I always hesitate to tell people I'm an English major because more often than not I will get one of two responses by doing so:
"What are you going to do with that?"
or
"Oh, so you want to be a teacher."
***
I knew I wanted to write from a young age, I've been writing and creating stories every since I knew how. Yet, I didn't know I wanted to be an English major until well into my high school years. For a while, I wanted to be a vet. That was until I figured out that I absolutely SUCK at science. Also, math is a bummer. But I enjoyed writing since day one.
I decided to pursue that writing passion in college through an English major with a writing emphasis. I'm lucky enough to have parents who back me up, who encourage me to pursue my dreams rather than choosing the "practical" college route which would guarantee me a job at the end of my four years of college.
My mom and I started the college search at the beginning of my senior year. I know, later than most kids. I had friends who already knew they wanted to go to Harvard from the day they were born. But not all of us can be Rory Gilmore. My mom and I took a road trip from our home in Colorado, through Nebraska and into Iowa to look at five colleges. It was a trip we both knew we would regret (five schools in one week is an introvert's nightmare), but one we knew was necessary.

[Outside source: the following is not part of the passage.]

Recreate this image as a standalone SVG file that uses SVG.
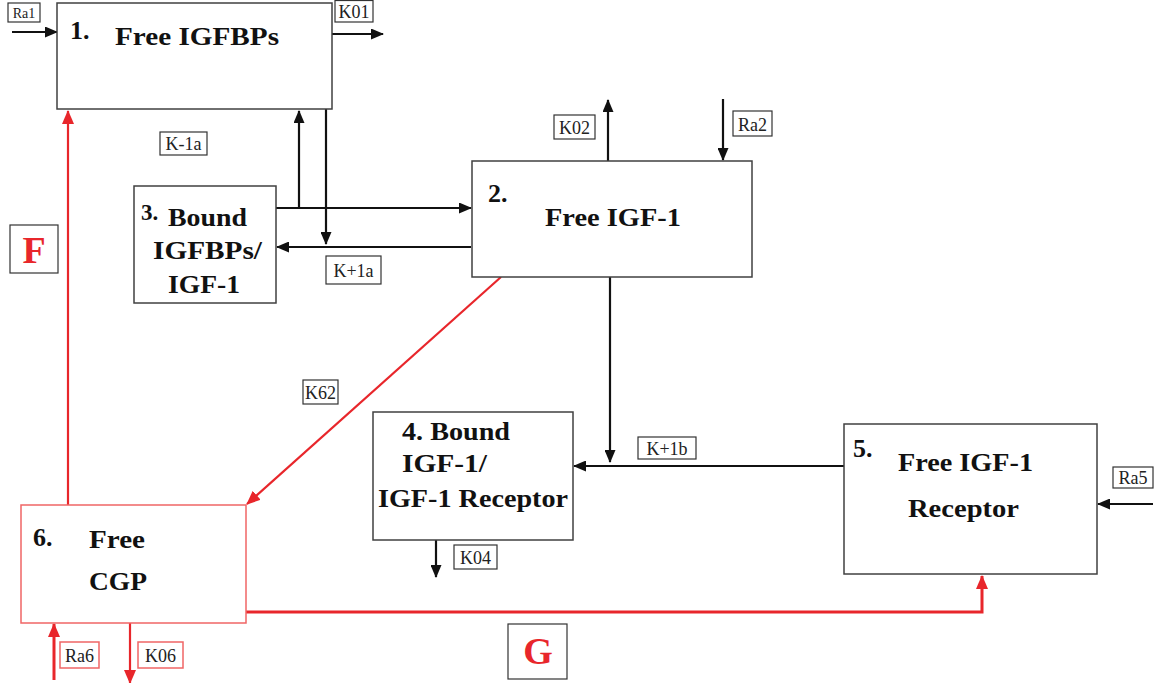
<svg xmlns="http://www.w3.org/2000/svg" width="1157" height="683" viewBox="0 0 1157 683">
<style>
.box{fill:#fff;stroke:#404040;stroke-width:1.5}
.rbox{fill:#fff;stroke:#f06565;stroke-width:1.5}
.t{font-family:"Liberation Serif",serif;font-weight:bold;font-size:26px;fill:#111}
.lb{fill:#fff;stroke:#333;stroke-width:1.2}
.rlb{fill:#fff;stroke:#f06565;stroke-width:1.5}
.lt{font-family:"Liberation Serif",serif;font-size:18px;fill:#222;text-anchor:middle}
.ln{stroke:#111;stroke-width:2.2;fill:none}
.rl{stroke:#e8262b;stroke-width:2.2;fill:none}
.big{font-family:"Liberation Serif",serif;font-weight:bold;font-size:38px;fill:#e8262b;text-anchor:middle}
</style>
<defs>
<marker id="ab" viewBox="0 0 13 11" refX="12" refY="5.5" markerWidth="13" markerHeight="11" markerUnits="userSpaceOnUse" orient="auto"><path d="M0,0L13,5.5L0,11z" fill="#111"/></marker>
<marker id="ar" viewBox="0 0 14 12" refX="13" refY="6" markerWidth="14" markerHeight="12" markerUnits="userSpaceOnUse" orient="auto"><path d="M0,0L14,6L0,12z" fill="#e8262b"/></marker>
</defs>
<rect width="1157" height="683" fill="#fff"/>
<g id="connectors">
<path class="ln" d="M12,32H57" marker-end="url(#ab)"/>
<path class="ln" d="M332,34H383" marker-end="url(#ab)"/>
<path class="rl" d="M68,505V111" marker-end="url(#ar)"/>
<path class="ln" d="M299,208V111" marker-end="url(#ab)"/>
<path class="ln" d="M326,109V244" marker-end="url(#ab)"/>
<path class="ln" d="M276,208H471" marker-end="url(#ab)"/>
<path class="ln" d="M471,247H277" marker-end="url(#ab)"/>
<path class="ln" d="M608,161V100" marker-end="url(#ab)"/>
<path class="ln" d="M723,99V160" marker-end="url(#ab)"/>
<path class="rl" d="M501,277L247,504" marker-end="url(#ar)"/>
<path class="ln" d="M610,277V462" marker-end="url(#ab)"/>
<path class="ln" d="M845,466H574" marker-end="url(#ab)"/>
<path class="ln" d="M436,540V577" marker-end="url(#ab)"/>
<path class="ln" d="M1153,504H1098" marker-end="url(#ab)"/>
<path class="rl" style="stroke-width:3" d="M246,612H982V576" marker-end="url(#ar)"/>
<path class="rl" style="stroke-width:3" d="M54,680V624" marker-end="url(#ar)"/>
<path class="rl" d="M130,623V683" marker-end="url(#ar)"/>
</g>
<g id="labels">
<rect class="lb" x="8" y="3" width="32" height="19"/><text class="lt" x="24" y="18" style="font-size:14px">Ra1</text>
<rect class="lb" x="335" y="0.5" width="38" height="21.5"/><text class="lt" x="354" y="18">K01</text>
<rect class="lb" x="160" y="132" width="47" height="23"/><text class="lt" x="183.5" y="150">K-1a</text>
<rect class="lb" x="326" y="256" width="55" height="28"/><text class="lt" x="353.5" y="277">K+1a</text>
<rect class="lb" x="554" y="115" width="41" height="24"/><text class="lt" x="574.5" y="134">K02</text>
<rect class="lb" x="733" y="111" width="39" height="25"/><text class="lt" x="752.5" y="131">Ra2</text>
<rect class="lb" x="303" y="380" width="35" height="24"/><text class="lt" x="320.5" y="399">K62</text>
<rect class="lb" x="638" y="437" width="58" height="22"/><text class="lt" x="667" y="455">K+1b</text>
<rect class="lb" x="454" y="545" width="43" height="24"/><text class="lt" x="475.5" y="564">K04</text>
<rect class="lb" x="1113" y="467" width="40" height="21"/><text class="lt" x="1133" y="484">Ra5</text>
<rect class="rlb" x="60" y="642" width="39" height="26"/><text class="lt" x="79.5" y="662">Ra6</text>
<rect class="rlb" x="138" y="642" width="45" height="26"/><text class="lt" x="160.5" y="662">K06</text>
<rect class="lb" x="10" y="225" width="48" height="48"/><text class="big" x="34" y="263">F</text>
<rect class="lb" x="508" y="624" width="59" height="55"/><text class="big" x="538" y="664">G</text>
</g>
<g id="node1">
<rect class="box" x="57" y="3" width="275" height="106"/>
<text class="t" x="70" y="39">1.</text>
<text class="t" x="115" y="45" textLength="164" lengthAdjust="spacingAndGlyphs">Free IGFBPs</text>
</g>
<g id="node2">
<rect class="box" x="472" y="161" width="280" height="116"/>
<text class="t" x="488" y="202">2.</text>
<text class="t" x="545" y="226" textLength="136" lengthAdjust="spacingAndGlyphs">Free IGF-1</text>
</g>
<g id="node3">
<rect class="box" x="134" y="186" width="142" height="117"/>
<text class="t" x="141" y="220" style="font-size:23px">3.</text>
<text class="t" x="168" y="226" textLength="79" lengthAdjust="spacingAndGlyphs">Bound</text>
<text class="t" x="153" y="259" textLength="109" lengthAdjust="spacingAndGlyphs">IGFBPs/</text>
<text class="t" x="168" y="293" textLength="72" lengthAdjust="spacingAndGlyphs">IGF-1</text>
</g>
<g id="node4">
<rect class="box" x="373" y="412" width="200" height="128"/>
<text class="t" x="402" y="440" textLength="108" lengthAdjust="spacingAndGlyphs">4. Bound</text>
<text class="t" x="402" y="472" textLength="85" lengthAdjust="spacingAndGlyphs">IGF-1/</text>
<text class="t" x="378" y="507" textLength="190" lengthAdjust="spacingAndGlyphs">IGF-1 Receptor</text>
</g>
<g id="node5">
<rect class="box" x="844" y="424" width="253" height="150"/>
<text class="t" x="853" y="457">5.</text>
<text class="t" x="898" y="471" textLength="135" lengthAdjust="spacingAndGlyphs">Free IGF-1</text>
<text class="t" x="908" y="517" textLength="111" lengthAdjust="spacingAndGlyphs">Receptor</text>
</g>
<g id="node6">
<rect class="rbox" x="21" y="505" width="225" height="118"/>
<text class="t" x="33" y="546">6.</text>
<text class="t" x="89" y="548" textLength="56" lengthAdjust="spacingAndGlyphs">Free</text>
<text class="t" x="89" y="590" textLength="58" lengthAdjust="spacingAndGlyphs">CGP</text>
</g>
</svg>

Hastings was the first college we toured and I fell in love with it at first sight and the tour we were graciously given only confirmed my adoration. We were even able to speak with one of the English professors, Dr. Antje Anderson, and when I told her that I wanted to write she was more than ecstatic for me.
Unfortunately, the following tour did not go as well.
My mom and I went on a very similar, yet not as graciously-given tour and met with the head English professor just as we had in Hastings. But this man was no Dr. Antje Anderson. When I told him I wanted to be a writer he scoffed and said, "so what do you really want to do?"
My mother and I both sat there dumbfounded. Noticing the hesitation, he followed with, "Well, you know, what do actually want to do? You can't earn money as a writer. You need a real job."
Let me humbly remind you that this man is the head of the English Department. Yikes?
Yikes. But this is not the only time I've had this interaction. Writers make no money. Literature is not essential. English is a useless major.
I've heard it all before and I'm here to tell you that such a statement is simply a fallacy. English is not a useless major. Why? Well, let me say this: literally everybody at any point in their life will need to know how to write. Everybody. Furthermore, everyone will need to know how to write well. Whether it's for research proposals, marketing designs, teaching plans, rhetoric, or entertainment, everyone will have to write sometime in any career. And in order to do so successfully, that composition class you complained about taking freshman year will come in handy.
As for my case, reading will never go out of style and thus, writing for entertainment purposes won't either. Since the dawn of time people have been telling stories. People then shared them, modified them, rewrote them, pulled ideas from them, and from that, literature was formed. Every religion has some form of holy text, every civilization has their own myths and legends, every person has voluntarily sat down to enjoy a book at one point in their life. People have been entertained by stories for millions and millions of years, it is not an art that is going to die. In fact, it's an art that is bound to grow and flourish forever within its limitless reach.
I want to be part of that. I want to be like Shakespeare, Virgil, JK Rowling. I want to write tragedies, comedies, fiction, nonfiction. I want to create universes, characters, lives, dimensions. I want to put love, sadness, anger, and every emotion between into a sentence.
I want to write the sentences that people tattoo onto their bodies, the words that people write down on notebook paper and stick in their wallets. I want to write endings that make peoples' toes curl. I want to thread humanity into strings of letters, words, and sentences. I want to invoke catharsis in the hearts of all my readers and write stories that they will never be able to forget. That's a desire that will never ever go out of style, and that's why I'm an English major.